Principle 1: Your data is the value

Enterprise AI success usually starts with data. Many implementations are effective simply because they constrain an AI model to work against your own, proprietary files and repositories. Uploading attachments or targeted datasets into a model narrows its domain, reduces unnecessary prompting, and speeds up accurate answers.

That approach, however, requires sending non-public business data into third-party models, which raises two linked concerns: enforcing confidentiality and negotiating vendor access. Large model providers cannot advance without access to high-quality primary data, and several major deals have recently reflected this need.

From a commercial perspective, it can make sense to trade selective, governed access to your data for better pricing or tailored services. Treat model procurement not as a standard supplier transaction but as a potential partnership that advances both your vendor's model and your business adoption.

Principle 2: Build for stability — boring by design

The model landscape moves fast: hundreds of new generative models can appear in a year and disappear just as quickly. Businesses that relied on now-obsolete models discovered their previously stable workflows broke when vendors shifted offerings.

Operational environments value predictability. Back-office processes and compliance-heavy tasks need tools that run reliably in the background. The most durable AI deployments focus on augmenting repetitive, mandated workflows — for example, automating cross-checks in legal reviews or expense audits while keeping final decisions with humans.

These use cases rarely require bleeding-edge models. Abstracting business workflows away from direct model APIs can provide long-term stability while preserving the option to upgrade underlying engines at a business-appropriate pace.
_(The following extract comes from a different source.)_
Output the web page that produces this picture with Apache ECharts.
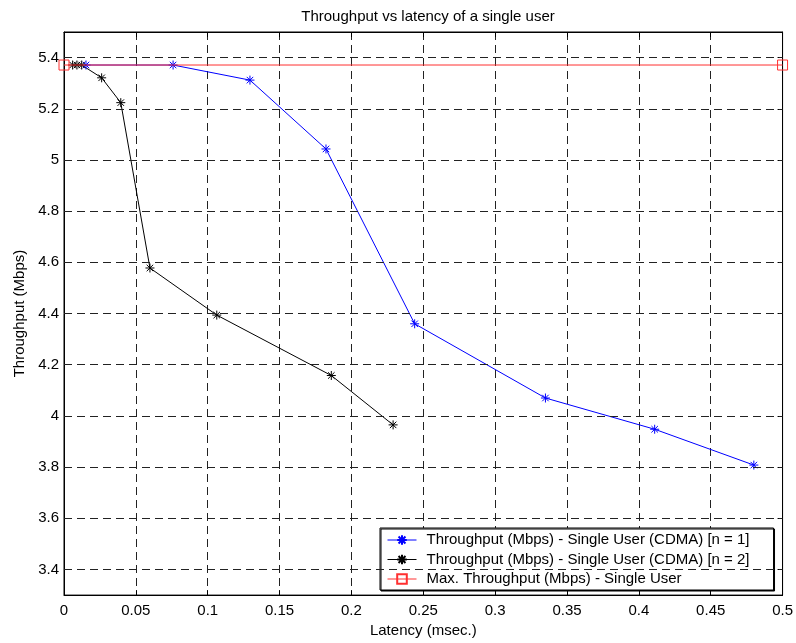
<!DOCTYPE html>
<html>
<head>
<meta charset="utf-8">
<script src="https://cdn.jsdelivr.net/npm/echarts@6/dist/echarts.min.js"></script>
<style>html,body{margin:0;padding:0;background:#fff}#c{width:796px;height:643px}</style>
</head>
<body>
<div id="c"></div>
<script>
// ---- data ----
const latencyN1 = [0.0153, 0.0759, 0.1294, 0.1823, 0.244, 0.335, 0.411, 0.480];
const throughputN1 = [5.371, 5.371, 5.312, 5.043, 4.360, 4.070, 3.948, 3.808];
const latencyN2 = [0.006, 0.009, 0.0123, 0.0262, 0.0395, 0.0598, 0.1063, 0.186, 0.229];
const throughputN2 = [5.371, 5.371, 5.371, 5.321, 5.224, 4.578, 4.394, 4.158, 3.965];
const latencyMax = [0, 0.5];
const throughputMax = [5.371, 5.371];
const yTicks = [3.4, 3.6, 3.8, 4.0, 4.2, 4.4, 4.6, 4.8, 5.0, 5.2, 5.4];
const seriesNames = [
  'Throughput (Mbps) - Single User (CDMA) [n = 1]',
  'Throughput (Mbps) - Single User (CDMA) [n = 2]',
  'Max. Throughput (Mbps) - Single User'
];

const pairs = (xs, ys) => xs.map((x, i) => [x, ys[i]]);
const star = 'path://M0,-1L0,1M-1,0L1,0M-0.72,-0.72L0.72,0.72M-0.72,0.72L0.72,-0.72';
const FONT = 'Liberation Sans, Arial, Helvetica, sans-serif';
const gridDash = { color: '#222', width: 1, type: [8, 5] };

const chart = echarts.init(document.getElementById('c'), null, { renderer: 'canvas' });
chart.setOption({
  animation: false,
  backgroundColor: '#fff',
  textStyle: { fontFamily: FONT, color: '#000' },
  title: {
    text: 'Throughput vs latency of a single user',
    left: 423, top: 4, textAlign: 'center',
    textStyle: { fontFamily: FONT, fontSize: 15, fontWeight: 'normal', color: '#000' }
  },
  grid: { left: 64, top: 32, right: 13, bottom: 44, show: true, borderColor: '#000', borderWidth: 1, containLabel: false },
  legend: {
    orient: 'vertical', left: 380, top: 528,
    padding: [4, 24, 3, 7], itemGap: 3.5, itemWidth: 29, itemHeight: 12,
    backgroundColor: '#fff', borderColor: '#000', borderWidth: 1,
    shadowColor: '#000', shadowOffsetX: 1, shadowOffsetY: 1, shadowBlur: 0,
    lineStyle: { width: 1 },
    textStyle: { fontFamily: FONT, fontSize: 15, color: '#000', lineHeight: 16, padding: [0, 0, 0, 5] },
    data: seriesNames
  },
  xAxis: [{
    type: 'value', min: 0, max: 0.5, interval: 0.05,
    name: 'Latency (msec.)', nameLocation: 'middle', nameGap: 26,
    nameTextStyle: { fontFamily: FONT, fontSize: 15, color: '#000' },
    axisLine: { show: true, onZero: false, lineStyle: { color: '#000' } },
    axisTick: { show: true, inside: true, length: 5, lineStyle: { color: '#000' } },
    axisLabel: { fontFamily: FONT, fontSize: 15, color: '#000', margin: 8 },
    splitLine: { show: true, lineStyle: gridDash }
  }, {
    type: 'value', position: 'top', min: 0, max: 0.5, interval: 0.05,
    axisLine: { show: true, onZero: false, lineStyle: { color: '#000' } },
    axisTick: { show: true, inside: true, length: 5, lineStyle: { color: '#000' } },
    axisLabel: { show: false }, splitLine: { show: false }
  }],
  yAxis: [{
    type: 'value', min: 3.3, max: 5.5,
    name: 'Throughput (Mbps)', nameLocation: 'middle', nameGap: 36,
    nameTextStyle: { fontFamily: FONT, fontSize: 15, color: '#000' },
    axisLine: { show: true, onZero: false, lineStyle: { color: '#000' } },
    axisTick: { show: true, inside: true, length: 5, customValues: yTicks, lineStyle: { color: '#000' } },
    axisLabel: { fontFamily: FONT, fontSize: 15, color: '#000', margin: 5, customValues: yTicks },
    splitLine: { show: false }
  }, {
    type: 'value', position: 'right', min: 3.3, max: 5.5,
    axisLine: { show: true, onZero: false, lineStyle: { color: '#000' } },
    axisTick: { show: true, inside: true, length: 5, customValues: yTicks, lineStyle: { color: '#000' } },
    axisLabel: { show: false }, splitLine: { show: false }
  }],
  series: [
    {
      name: '__grid', type: 'line', data: [], z: 1, silent: true,
      markLine: {
        silent: true, symbol: 'none', label: { show: false },
        lineStyle: gridDash, animation: false,
        data: yTicks.map(v => ({ yAxis: v }))
      }
    },
    {
      name: seriesNames[0], type: 'line', data: pairs(latencyN1, throughputN1), z: 3,
      symbol: star, symbolSize: 9, showAllSymbol: true,
      lineStyle: { color: '#0000ff', width: 1 },
      itemStyle: { color: '#0000ff', borderColor: '#0000ff', borderWidth: 1 }
    },
    {
      name: seriesNames[1], type: 'line', data: pairs(latencyN2, throughputN2), z: 3,
      symbol: star, symbolSize: 9, showAllSymbol: true,
      lineStyle: { color: '#000000', width: 1 },
      itemStyle: { color: '#000000', borderColor: '#000000', borderWidth: 1 }
    },
    {
      name: seriesNames[2], type: 'line', data: pairs(latencyMax, throughputMax), z: 4,
      symbol: 'rect', symbolSize: 10,
      lineStyle: { color: '#ff3030', width: 1 },
      itemStyle: { color: 'rgba(0,0,0,0)', borderColor: '#ff3030', borderWidth: 1 }
    }
  ]
});
</script>
</body>
</html>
Principle 3: Design for frugality — 'mini-van' economics

Avoid buying technology based on vendor-led benchmarks or the allure of high-end specs. Instead, design systems around what your users consume and at what pace. High-performance or benchmark-focused buys often add unnecessary cost without improving real-world productivity.

Every external model call, remote server, or extra inference adds operational cost. Reconfigure workflows to minimize third-party usage where possible. Many companies found that customer support AI implementations ballooned OpEx; others that constrained throughput to human-readable speeds (for example, under 50 tokens per second) successfully scaled with modest overhead.

Practical steps to capture ROI

  • Treat your proprietary data as an asset and plan governance and vendor negotiations accordingly.
  • Prioritize stability: choose solutions that integrate without destabilizing core operations and consider abstraction layers between workflows and model APIs.
  • Optimize for the pace of human work and the real needs of users rather than vendor benchmarks; measure cost per user and not just technical metrics.

Start small, design for independence in underlying components, and leverage the fact that your business data has value to model providers. By aligning vendor incentives with your data strategy, focusing on predictable solutions, and managing costs deliberately, enterprises can move from AI experimentation to sustained returns.